The researchers were interested in measuring the precession of the star’s orbit. As the star goes around the black hole, its orbit shifts, and its closest point to the black hole changes with each turn. This is the so-called Schwarzschild precession. Observing it over many orbits revealed the star's orbit appears to draw a rosette shape. General relativity predicts exactly how much the orbit changes.

“After following the star in its orbit for over two and a half decades, our exquisite measurements robustly detect S2’s Schwarzschild precession in its path around Sagittarius A*,” Stefan Gillessen, also of the MPE, who led the analysis of the measurements, said in a statement.

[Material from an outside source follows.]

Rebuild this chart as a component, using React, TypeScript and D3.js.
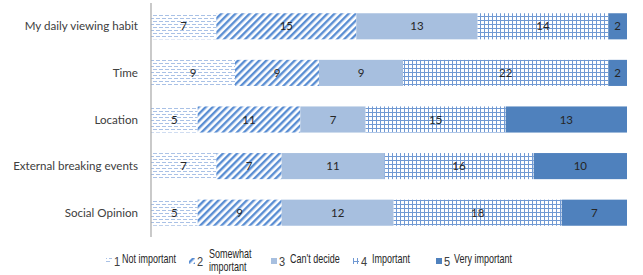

This is not the first precession of an orbit predicted and explained by general relativity. According to Newton's theory of gravity, the planets orbit the Sun in an elliptical orbit. But Mercury famously has a weird egg-shaped orbit. Einstein's theory of general relativity states that the planets' ellipses are not immobile, but instead move slowly, performing a so-called precession. But precession has never been measured for a star orbiting a black hole before. Excitingly, this is not just a check for general relativity, it also provides key information about the distribution of matter and massive bodies in the center of the Milky Way.

“Because the S2 measurements follow General Relativity so well, we can set stringent limits on how much invisible material, such as distributed dark matter or possible smaller black holes, is present around Sagittarius A*," explained Guy Perrin and Karine Perraut, the French lead scientists of the project. "This is of great interest for understanding the formation and evolution of supermassive black holes.”

Earlier this year astronomers discovered S62, a star orbiting even closer to Sagittarius A* than S2. S2 gets as close as less than 20 billion kilometers (12.4 billion miles) from the black hole, and there might be stars closer still. ESO's upcoming Extremely Large Telescope (the "world's biggest eye on the sky") might spot fainter closer stars, expanding on what we can measure.

“If we are lucky, we might capture stars close enough that they actually feel the rotation, the spin, of the black hole,” says Andreas Eckart from Cologne University, another of the lead scientists of the project “That would be again a completely different level of testing relativity."